After internal investigation, Blood Bank clears itself

  • By DJ SUMMERS
  • Saturday, November 19, 2016 9:16pm
  • News

The Blood Bank of Alaska leadership has investigated itself and found nothing wrong.

Board of directors chairman Ryan York and chief executive officer Bob Scanlon held a press conference on Nov. 18 to publically release the results of an internal investigation. Investigators said they could not verify most claims made by former BBA grant writer Linda Soriano in a complaint to the U.S. Food and Drug Administration.

The committee doing the investigating was made up of Dr. Ian van Tets, Charles Coulson, and Donald McClintock, each of whom is a member of the Blood Bank of Alaska board of directors.

Specifically, the investigating BBA board members found no evidence to support Soriano’s claims including blood shortages as a result of the expense of BBA’s 57,000 square foot building, improper donor recruiting methods, negative reactions to blood collections and falsified financial information.

“BBA’s procedures were audited by blood banking experts at the points in time that were most relevant to this investigation and those experts were satisfied that BBA’s operations were being carried out in a safe and appropriate manner,” the investigation concludes. “The committee’s own review of the specific allegations (described above) found no evidence of inappropriate blood banking management, no evidence of inappropriate financial management, and no evidence that BBA’s management is acting in any was contrary to BBA’s mission of service to the Alaskan community.”

Upon reading the results of the investigation, Soriano said she and another former BBA employee said the report was “just so many lies.”

Soriano said the investigation’s findings have little substantiation behind them.

In particular, Soriano draws attention to the audits completed by the FDA and CPA firm Swalling and Associates PC, which used information from 2014 and 2015. Both audits covered information from before BBA’s export agreement with California blood bank LifeStream, which Soriano alleges was the catalyst for further problems.

“He’s just persisted in deny, deny, deny,” said Soriano.

Soriano was among a group of Blood Bank of Alaska employees filed a complaint with the U.S. Food and Drug Administration in August, charging the BBA leadership with mismanagement and financial impropriety leading to dangerous donor conditions and blood shortages.
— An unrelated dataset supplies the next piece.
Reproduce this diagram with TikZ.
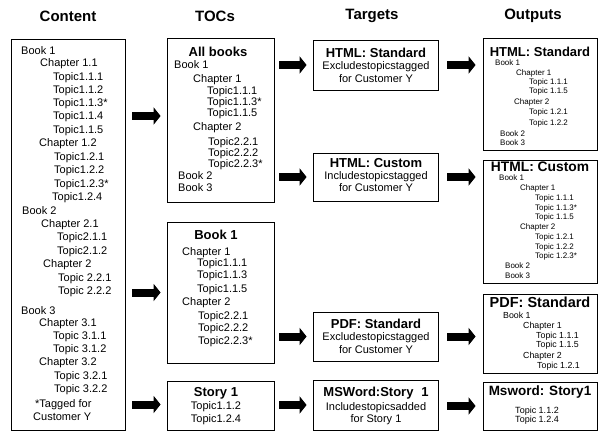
\documentclass[tikz,border=0pt]{standalone}
\usepackage{fontspec}
\setmainfont{Liberation Sans}
\usetikzlibrary{arrows.meta}
\begin{document}
\begin{tikzpicture}[x=1pt,y=-1pt,
  box/.style={draw=black, line width=0.8pt, inner sep=0pt},
  hdr/.style={font=\fontsize{15}{17}\selectfont\bfseries, inner sep=0pt},
  ttl/.style={font=\fontsize{13}{15}\selectfont\bfseries, inner sep=0pt},
  otl/.style={font=\fontsize{#1}{16}\selectfont\bfseries, inner sep=0pt},
  otl/.default=14,
  ctext/.style={font=\fontsize{11}{13}\selectfont, inner sep=0pt, anchor=west, text height=8pt, text depth=2.2pt},
  mtext/.style={font=\fontsize{11}{13}\selectfont, inner sep=0pt, text height=8pt, text depth=2.2pt},
  stext/.style={font=\fontsize{8}{9.5}\selectfont, inner sep=0pt, anchor=west, text height=5.8pt, text depth=1.6pt},
  ptext/.style={font=\fontsize{8.8}{10}\selectfont, inner sep=0pt, anchor=west, text height=6.3pt, text depth=1.7pt},
  smtext/.style={font=\fontsize{9}{10}\selectfont, inner sep=0pt, text height=6.3pt, text depth=1.7pt},
  barrow/.style={line width=8pt, -{Triangle[length=7pt,width=17pt]}}]
\useasboundingbox (0,0) rectangle (607,439);
\fill[white] (0,0) rectangle (607,439);

% headers
\node[hdr] (hcontent) at (68,16) {Content};
\node[hdr] (htocs) at (215,16) {TOCs};
\node[hdr] (htargets) at (372,16) {Targets};
\node[hdr] (houtputs) at (533,16) {Outputs};

% Content column
\node[box, minimum width=114pt, minimum height=391pt] (content) at (68,234.5) {};
\foreach \x/\y/\t [count=\i] in {
  21/52/Book 1, 40/64/Chapter 1.1, 53/78/Topic1.1.1, 53/91/Topic1.1.2,
  53/104/Topic1.1.3*, 53/117/Topic1.1.4, 53/131/Topic1.1.5, 39/144/Chapter 1.2,
  54/158/Topic1.2.1, 54/171/Topic1.2.2, 54/185/Topic1.2.3*, 52/198/Topic1.2.4,
  22/212/Book 2, 41/225/Chapter 2.1, 57/238/Topic2.1.1, 57/252/Topic2.1.2,
  43/265/Chapter 2, 58/279/Topic 2.2.1, 58/292/Topic 2.2.2,
  21/312/Book 3, 39/324/Chapter 3.1, 53/337/Topic 3.1.1, 53/350/Topic 3.1.2,
  39/363/Chapter 3.2, 54/377/Topic 3.2.1, 54/390/Topic 3.2.2,
  35/405/*Tagged for, 33/418/Customer Y}
  \node[ctext] (c\i) at (\x,\y) {\t};

% TOCs column
\node[box, minimum width=107pt, minimum height=164pt] (allbooks) at (220.5,120) {};
\node[ttl] (allbooksT) at (218,52) {All books};
\foreach \x/\y/\t [count=\i] in {
  174/66/Book 1, 193/80/Chapter 1, 207/92/Topic1.1.1, 207/103/Topic1.1.3*,
  207/114/Topic1.1.5, 193/128/Chapter 2, 208/143/Topic2.2.1, 208/154/Topic2.2.2,
  208/165/Topic2.2.3*, 178/177/Book 2, 178/189/Book 3}
  \node[ctext] (a\i) at (\x,\y) {\t};

\node[box, minimum width=107pt, minimum height=141pt] (book1) at (220.5,292.5) {};
\node[ttl] (book1T) at (216,235) {Book 1};
\foreach \x/\y/\t [count=\i] in {
  182/253/Chapter 1, 197/264/Topic1.1.1, 197/276/Topic1.1.3, 197/290/Topic1.1.5,
  182/303/Chapter 2, 198/317/Topic2.2.1, 198/329/Topic2.2.2, 198/342/Topic2.2.3*}
  \node[ctext] (b\i) at (\x,\y) {\t};

\node[box, minimum width=107pt, minimum height=49pt] (story) at (220.5,405.5) {};
\node[ttl] (storyT) at (216,393) {Story 1};
\node[mtext] (s1) at (216,407) {Topic1.1.2};
\node[mtext] (s2) at (216,420) {Topic1.2.4};

% Targets column
\node[box, minimum width=125pt, minimum height=50pt] (thstd) at (375.5,65) {};
\node[ttl] (thstdT) at (376,53) {HTML: Standard};
\node[mtext] (thstd1) at (376,67) {Excludestopicstagged};
\node[mtext] (thstd2) at (376,80) {for Customer Y};

\node[box, minimum width=125pt, minimum height=48pt] (thcus) at (375.5,177) {};
\node[ttl] (thcusT) at (376,163) {HTML: Custom};
\node[mtext] (thcus1) at (376,177) {Includestopicstagged};
\node[mtext] (thcus2) at (376,189) {for Customer Y};

\node[box, minimum width=125pt, minimum height=49pt] (tpdf) at (375.5,336.5) {};
\node[ttl] (tpdfT) at (376,324) {PDF: Standard};
\node[mtext] (tpdf1) at (376,338) {Excludestopicstagged};
\node[mtext] (tpdf2) at (376,351) {for Customer Y};

\node[box, minimum width=125pt, minimum height=50pt] (tword) at (375.5,405) {};
\node[ttl] (twordT) at (376,393) {MSWord:Story\hspace{0.6em}1};
\node[mtext] (tword1) at (376,408) {Includestopicsadded};
\node[mtext] (tword2) at (376,420) {for Story 1};

% Outputs column
\node[box, minimum width=114pt, minimum height=112pt] (ohstd) at (540,94) {};
\node[otl=13] (ohstdT) at (540,52) {HTML: Standard};
\foreach \x/\y/\t [count=\i] in {
  495/63/Book 1, 516/73/Chapter 1, 529/82/Topic 1.1.1, 529/91/Topic 1.1.5,
  514/102/Chapter 2, 529/112/Topic 1.2.1, 529/123/Topic 1.2.2,
  500/134/Book 2, 500/143/Book 3}
  \node[stext] (oa\i) at (\x,\y) {\t};

\node[box, minimum width=114pt, minimum height=123pt] (ohcus) at (540,221.5) {};
\node[otl=13.8] (ohcusT) at (540,167) {HTML: Custom};
\foreach \x/\y/\t [count=\i] in {
  499/178/Book 1, 520/188/Chapter 1, 535/198/Topic 1.1.1, 535/208/Topic 1.1.3*,
  535/217/Topic 1.1.5, 520/227/Chapter 2, 535/237/Topic 1.2.1, 535/247/Topic 1.2.2,
  535/256/Topic 1.2.3*, 505/266/Book 2, 505/276/Book 3}
  \node[stext] (ob\i) at (\x,\y) {\t};

\node[box, minimum width=114pt, minimum height=79pt] (opdf) at (540,333.5) {};
\node[otl=14.5] (opdfT) at (540,302) {PDF: Standard};
\foreach \x/\y/\t [count=\i] in {
  503/316/Book 1, 523/326/Chapter 1, 536/336/Topic 1.1.1, 536/345/Topic 1.1.5,
  523/356/Chapter 2, 537/366/Topic 1.2.1}
  \node[ptext] (oc\i) at (\x,\y) {\t};

\node[box, minimum width=114pt, minimum height=48pt] (oword) at (540,406) {};
\node[otl=13.5] (owordT) at (540,392) {Msword: Story1};
\node[smtext] (od1) at (537,411) {Topic 1.1.2};
\node[smtext] (od2) at (537,420) {Topic 1.2.4};

% arrows content -> TOCs
\draw[barrow, shorten <=7pt, shorten >=6pt] ([yshift=4pt]content.east |- allbooks.west) -- ([yshift=4pt]allbooks.west);
\draw[barrow, shorten <=7pt, shorten >=6pt] (content.east |- book1.west) -- (book1.west);
\draw[barrow, shorten <=7pt, shorten >=6pt] ([yshift=1pt]content.east |- story.west) -- ([yshift=1pt]story.west);

% arrows TOCs -> targets
\draw[barrow, shorten <=5pt, shorten >=6pt] (allbooks.east |- thstd.west) -- (thstd.west);
\draw[barrow, shorten <=5pt, shorten >=6pt] (allbooks.east |- thcus.west) -- (thcus.west);
\draw[barrow, shorten <=5pt, shorten >=6pt] (book1.east |- tpdf.west) -- (tpdf.west);
\draw[barrow, shorten <=5pt, shorten >=6pt] (story.east |- tword.west) -- (tword.west);

% arrows targets -> outputs
\draw[barrow, shorten <=9pt, shorten >=7pt] (thstd.east) -- (ohstd.west |- thstd.east);
\draw[barrow, shorten <=9pt, shorten >=7pt] (thcus.east) -- (ohcus.west |- thcus.east);
\draw[barrow, shorten <=9pt, shorten >=7pt] (tpdf.east) -- (opdf.west |- tpdf.east);
\draw[barrow, shorten <=9pt, shorten >=7pt] ([yshift=-1pt]tword.east) -- ([yshift=-1pt]oword.west |- tword.east);
\end{tikzpicture}
\end{document}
According to the complaint, filed Aug. 28, the BBA allegedly could not fill the order of Providence Medical Center when it had its grand opening because too much blood had been shipped to California the day before.

A second FDA complaint filed by a different employee came weeks after. Neither employee works at the blood bank anymore, and at the press conference Scanlon declined to answer whether or not they had been fired or left willingly, though Soriano admits she resigned.

It has yet to be seen whether the FDA will look into the matter. The FDA will not comment on ongoing investigations, but Scanlon said conversations with the FDA led him to believe it is “reasonable to assume” the licensing organization would not investigate because Soriano’s claims are “without merit.”

In its conclusion, the committee took pains to point out that managers they interviewed saw no problems whatsoever in what BBA does.

“When the Committee interviewed three member of BBA management as part of this investigation, one of them emphatically stated ‘there is not one thing, one thing, that I have a regulatory concern with’ (emphasis in original),” the report’s authors wrote. “This opinion was clearly shared by the other two members present and similar opinions were voiced by many of the other employees interviewed by the committee.”

This narrative conflicts with reports of morale from former and current employees, but BBA leadership said the organization is open to complaints. Scanlon and York emphasized that BBA has robust whistleblower protections and an open door policy that encourages employees to run complaints to the board of directors if needs be.

York had no speculation on why several employees would bypass the board in favor of direct complaints to the FDA and the press.

“We ask ourselves that 100 times a day,” he said. “I wish I had answers.”

York and Scanlon both expressed repeatedly that BBA serves Alaskans first with a health matter of paramount importance.

“I, my family, the board of directors and every staff member at the Blood Bank of Alaska is dependent on the blood supply that the Blood Bank of Alaska collects, tests, processes, distributes as any other citizen of the state of Alaska,” Scanlon said. “It would be foolish to think that we as blood bankers would do anything to jeopardize the safety of our families, of our neighbors, of ourselves and of our state. I just wanted to make sure that something as obvious as that is also put out on the table.”